Our History
The house of Edward Hopper’s youth was built in 1858 by the artist's maternal grandfather, John Smith. Smith’s daughter Elizabeth married Garret Hopper in 1878 and the newlyweds moved into the house with Elizabeth’s widowed mother. Marion, their first child, was born in 1880 and Edward, in 1882.
The Nyack of Edward’s boyhood was a fast growing center of transportation and manufacturing. The rail terminal served 30 passenger trains a day; the port was used for steamboats and a cross-Hudson ferry. The town boasted three shipyards; six shoe factories, four cigar factories, a church organ factory and a piano factory. After the financial panic of 1893, many factories closed. The young Hopper was greatly influenced by the one industry that continued well into the 20th century--boat building. He spent many hours after school around the docks and even built his own catboat and considered becoming a marine architect. Edward’s love of boats and the water is reflected in his work throughout his career.

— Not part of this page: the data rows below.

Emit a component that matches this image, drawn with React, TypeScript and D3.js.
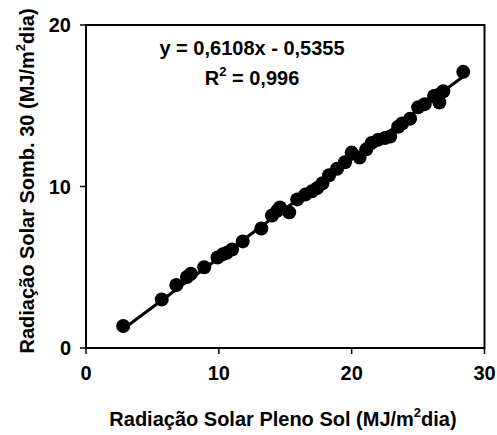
import React from "react";
import * as d3 from "d3";

const pleno = [2.8, 5.7, 6.8, 7.6, 7.9, 8.9, 9.9, 10.3, 10.6, 11.0, 11.8, 13.2, 14.0, 14.4, 14.6, 15.3, 15.9, 16.5, 17.0, 17.4, 17.8, 18.3, 18.9, 19.5, 20.0, 20.6, 21.1, 21.5, 22.0, 22.5, 22.9, 23.5, 23.8, 24.4, 25.0, 25.5, 26.2, 26.6, 26.6, 26.9, 28.4];
const somb = [1.36, 3.0, 3.9, 4.4, 4.6, 5.0, 5.6, 5.8, 5.9, 6.1, 6.6, 7.4, 8.2, 8.5, 8.7, 8.4, 9.2, 9.5, 9.7, 9.9, 10.2, 10.7, 11.1, 11.5, 12.1, 11.8, 12.3, 12.7, 12.9, 13.0, 13.1, 13.7, 13.9, 14.2, 14.9, 15.1, 15.6, 15.7, 15.2, 15.9, 17.1];
const xTicks = [0, 10, 20, 30];
const yTicks = [0, 10, 20];
const slope = 0.6108;
const intercept = -0.5355;

export default function App() {
  const W = 497, H = 435;
  const x = d3.scaleLinear().domain([0, 30]).range([86, 484.5]);
  const y = d3.scaleLinear().domain([0, 20]).range([348, 25]);
  const x0 = d3.min(pleno)!, x1 = d3.max(pleno)!;
  const font = "Arial, 'Liberation Sans', sans-serif";
  return (
    <svg width={W} height={H} style={{ position: "absolute", left: 0, top: 0 }} fontFamily={font} fontWeight="bold">
      <rect x={0} y={0} width={W} height={H} fill="#fff" />
      <line x1={x(x0)} y1={y(slope * x0 + intercept)} x2={x(x1)} y2={y(slope * x1 + intercept)} stroke="#000" strokeWidth={3} />
      {pleno.map((v, i) => (
        <circle key={i} cx={x(v)} cy={y(somb[i])} r={7} fill="#000" />
      ))}
      <rect x={x(0)} y={y(20)} width={x(30) - x(0)} height={y(0) - y(20)} fill="none" stroke="#000" strokeWidth={2} />
      {xTicks.map((t) => (
        <g key={t}>
          <line x1={x(t)} x2={x(t)} y1={y(0)} y2={y(0) + 6} stroke="#000" strokeWidth={1.5} />
          <text x={x(t)} y={380} textAnchor="middle" fontSize={20}>{t}</text>
        </g>
      ))}
      {yTicks.map((t) => (
        <g key={t}>
          <line x1={x(0) - 6} x2={x(0)} y1={y(t)} y2={y(t)} stroke="#000" strokeWidth={1.5} />
          <text x={71} y={y(t) + 7} textAnchor="end" fontSize={20}>{t}</text>
        </g>
      ))}
      <text x={283} y={426} textAnchor="middle" fontSize={20}>
        Radiação Solar Pleno Sol (MJ/m<tspan dy={-9} fontSize={13}>2</tspan><tspan dy={9}>dia)</tspan>
      </text>
      <text transform={`translate(34,181) rotate(-90)`} textAnchor="middle" fontSize={20}>
        Radiação Solar Somb. 30 (MJ/m<tspan dy={-9} fontSize={13}>2</tspan><tspan dy={9}>dia)</tspan>
      </text>
      <text x={252} y={55} textAnchor="middle" fontSize={20}>y = 0,6108x - 0,5355</text>
      <text x={252} y={85} textAnchor="middle" fontSize={20}>
        R<tspan dy={-9} fontSize={13}>2</tspan><tspan dy={9}> = 0,996</tspan>
      </text>
    </svg>
  );
}
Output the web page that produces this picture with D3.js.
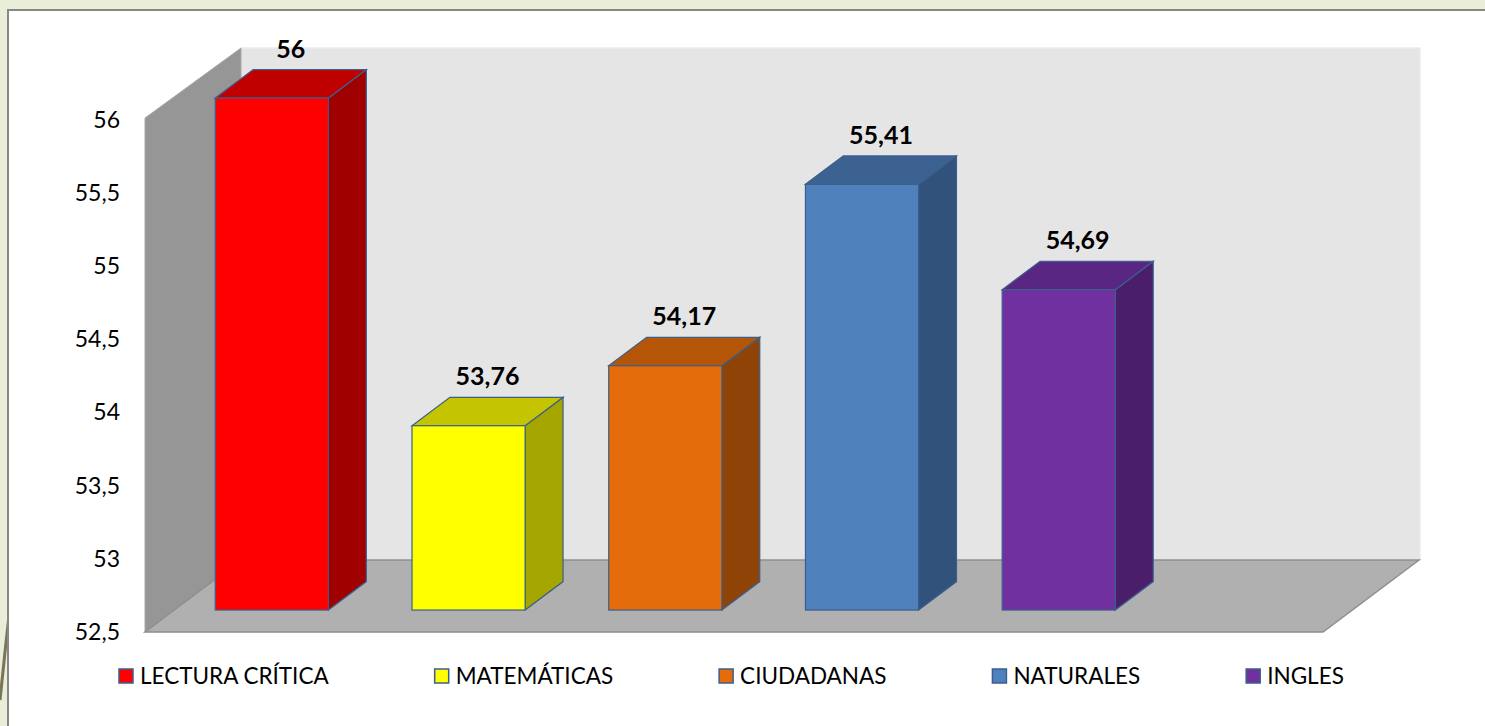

After graduating from Nyack High School in 1899, Edward started commuting to New York City, where he enrolled, at the behest of his mother, at the New York School of Illustrating, but soon transferred to the New York School of Art. He taught drawing classes in the parlor of his Nyack home on Saturdays. After three trips to Paris from 1906 to 1910, he moved permanently to New York City, first renting a room on East 59th Street. In 1913 he moved to an apartment and studio at 3 Washington Square North, where he lived for the rest of his life. In 1924 he married Josephine Nivison, an artist who devoted her life to his career and served as a model for many of his paintings. From 1930 to 1966, Edward and Jo spent summers in a house they had built in South Truro on Cape Cod, MA. On the way up to the Cape, they would stop in Nyack to pick up their car and visit his sister Marion, who never married and lived in the family house all her life.
Marion, Edward, and Josephine Hopper died in 1965, 1967, and 1968 respectively, and are buried in a family plot at Nyack's Oak Hill Cemetery, overlooking the Hudson River. Upon her death, Josephine bequeathed all of her husband’s remaining notes, drawings, and paintings to the Whitney Museum of American Art, where they remain to this day. After Marion’s death in 1965, the Hopper House sat unattended. It was dilapidated, boarded up and overgrown with wisteria. The house was scheduled for demolition in 1970, but neighbors were determined to save it. With the support of many people in Nyack, a committee was formed and incorporated in 1971, as the Edward Hopper Landmark Preservation Foundation, a non-profit organization. Trustees and members contributed their time, expertise, and labor to restoring the aging house.
The exterior of the house and most of the interior were created in the style loosely called "Queen Anne." As you enter, the rooms on the left are part of the original house built in the Federal style, indicated by the classic simplicity of the mantelpiece, the faithfully restored plaster molding, and the wide floorboards. The room to the right, with a ceiling of polished wood and a tiled fireplace, was added in 1882 the year of Edward's birth. To the right at the back of the house was the kitchen.
In 2000, the Edward Hopper Landmark Preservation Foundation received the distinction of being listed on the National Register of Historic Places.